Archaeology of Southern Mesoamerica comprises the second and third volumes in the Handbook of Middle American Indians, published in cooperation with the Middle American Research Institute of Tulane University under the general editorship of Robert Wauchope (1909–1979). The volume editor is Gordon R. Willey (1913–2002), Bowditch Professor of Mexican and Central American Archaeology and Ethnology at Harvard University.
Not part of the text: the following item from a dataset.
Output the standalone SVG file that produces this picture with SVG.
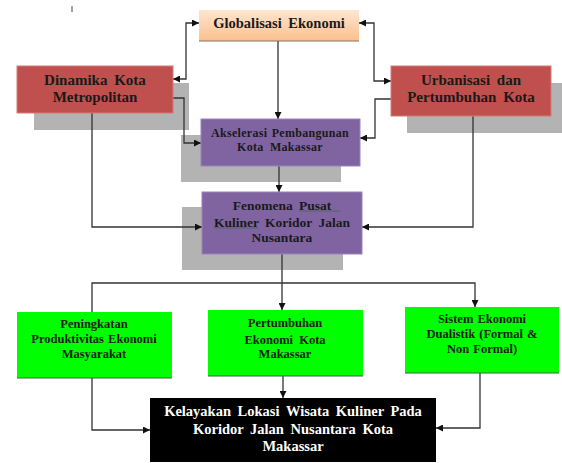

Volumes Two and Three, with more than 700 illustrations, contain archaeological syntheses, followed by special articles on settlement patterns, architecture, funerary practices, ceramics, artifacts, sculpture, painting, figurines, jades, textiles, minor arts, calendars, hieroglyphic writing, and native societies at the time of the Spanish conquest of the Guatemala highlands, the southern Maya lowlands, the Pacific coast of Guatemala, Chiapas, the upper Grijalva basin, southern Veracruz, Tabasco, and Oaxaca. The Handbook of Middle American Indians was assembled and edited at the Middle American Research Institute of Tulane University with the assistance of grants from the National Science Foundation and under the sponsorship of the National Research Council Committee on Latin American Anthropology.